**** INFORMATION SHOWN ****
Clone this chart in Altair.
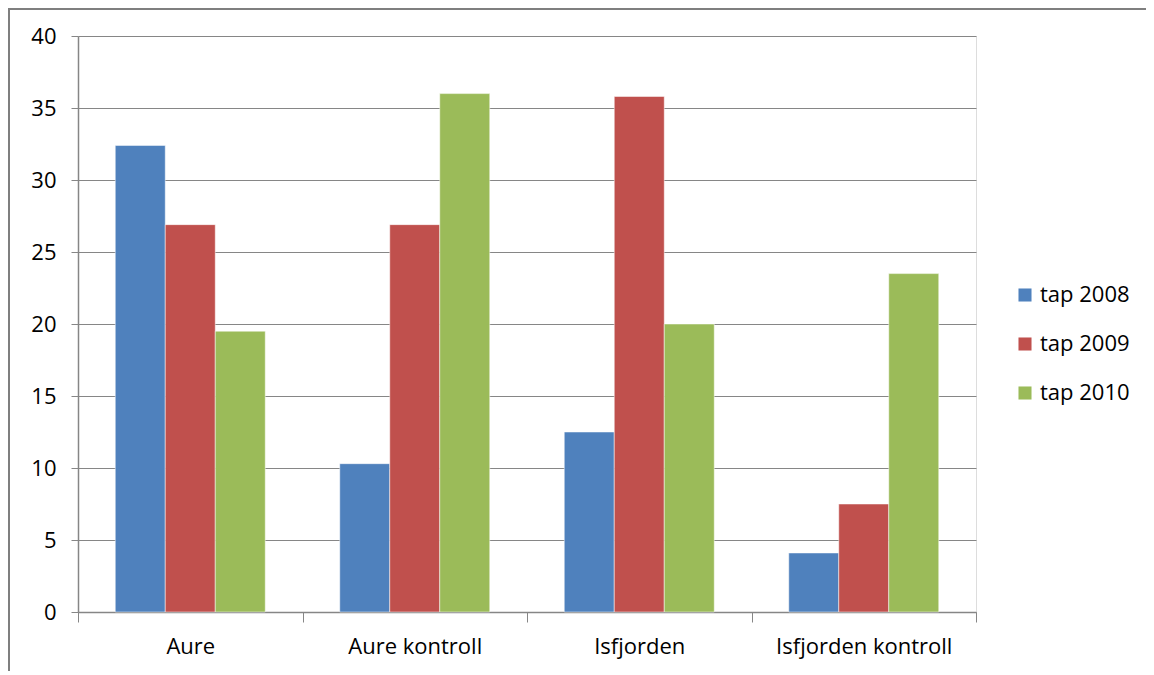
import altair as alt
import pandas as pd

categories = ["Aure", "Aure kontroll", "Isfjorden", "Isfjorden kontroll"]
series = ["tap 2008", "tap 2009", "tap 2010"]
tap2008 = [32.4, 10.3, 12.5, 4.1]
tap2009 = [26.9, 26.9, 35.8, 7.5]
tap2010 = [19.5, 36.0, 20.0, 23.5]
colors = ["#4F81BD", "#C0504D", "#9BBB59"]

rows = []
for s, vals in zip(series, [tap2008, tap2009, tap2010]):
    for c, v in zip(categories, vals):
        rows.append({"kategori": c, "serie": s, "verdi": v})
df = pd.DataFrame(rows)

FONT = "Open Sans"
FS = 22
W, H = 898, 576

bars = alt.Chart(df).mark_bar(stroke="white", strokeWidth=0.5).encode(
    x=alt.X("kategori:N", sort=categories, title=None,
            scale=alt.Scale(paddingInner=0, paddingOuter=0),
            axis=alt.Axis(labelAngle=0, labelFont=FONT, labelFontSize=FS, labelColor="#000000",
                          labelPadding=14, tickBand="extent", tickSize=10, tickColor="#868686",
                          domainColor="#868686", domainWidth=1.5, grid=False)),
    xOffset=alt.XOffset("serie:N", sort=series,
                        scale=alt.Scale(paddingInner=0, paddingOuter=0.745)),
    y=alt.Y("verdi:Q", title=None,
            scale=alt.Scale(domain=[0, 40], nice=False),
            axis=alt.Axis(values=list(range(0, 41, 5)), labelFont=FONT, labelFontSize=FS,
                          labelColor="#000000", labelPadding=15, tickSize=7, tickColor="#868686",
                          domainColor="#868686", domainWidth=1.5, gridColor="#868686",
                          gridWidth=1)),
    color=alt.Color("serie:N", sort=series, scale=alt.Scale(domain=series, range=colors),
                    legend=alt.Legend(title=None, orient="none", legendX=W + 38, legendY=248,
                                      symbolType="square", symbolSize=170, symbolStrokeWidth=0,
                                      labelFont=FONT, labelFontSize=FS, labelColor="#000000",
                                      rowPadding=27, labelOffset=4)),
)

frame_left = alt.Chart(df).mark_rule(color="#7f7f7f", strokeWidth=2).encode(
    x=alt.value(-69), y=alt.value(-28), y2=alt.value(H + 60))
frame_top = alt.Chart(df).mark_rule(color="#7f7f7f", strokeWidth=2).encode(
    x=alt.value(-69), x2=alt.value(W + 170), y=alt.value(-27))

chart = alt.layer(bars, frame_left, frame_top).properties(
    width=W, height=H,
    padding={"left": 70, "top": 28, "right": 170, "bottom": 59},
    autosize=alt.AutoSizeParams(type="none"),
).configure_view(stroke=None).configure(background="white")

chart.save("out.html", embed_options={"renderer": "svg", "actions": False})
****
WHAT IS EXPECTED:
Skip the pictures, please, and transcribe only the lines from the beginning of the material through the one that contains "W, H = 898, 576".

EXERCISE OUTPUT:
Clone this chart in Altair.
import altair as alt
import pandas as pd

categories = ["Aure", "Aure kontroll", "Isfjorden", "Isfjorden kontroll"]
series = ["tap 2008", "tap 2009", "tap 2010"]
tap2008 = [32.4, 10.3, 12.5, 4.1]
tap2009 = [26.9, 26.9, 35.8, 7.5]
tap2010 = [19.5, 36.0, 20.0, 23.5]
colors = ["#4F81BD", "#C0504D", "#9BBB59"]

rows = []
for s, vals in zip(series, [tap2008, tap2009, tap2010]):
    for c, v in zip(categories, vals):
        rows.append({"kategori": c, "serie": s, "verdi": v})
df = pd.DataFrame(rows)

FONT = "Open Sans"
FS = 22
W, H = 898, 576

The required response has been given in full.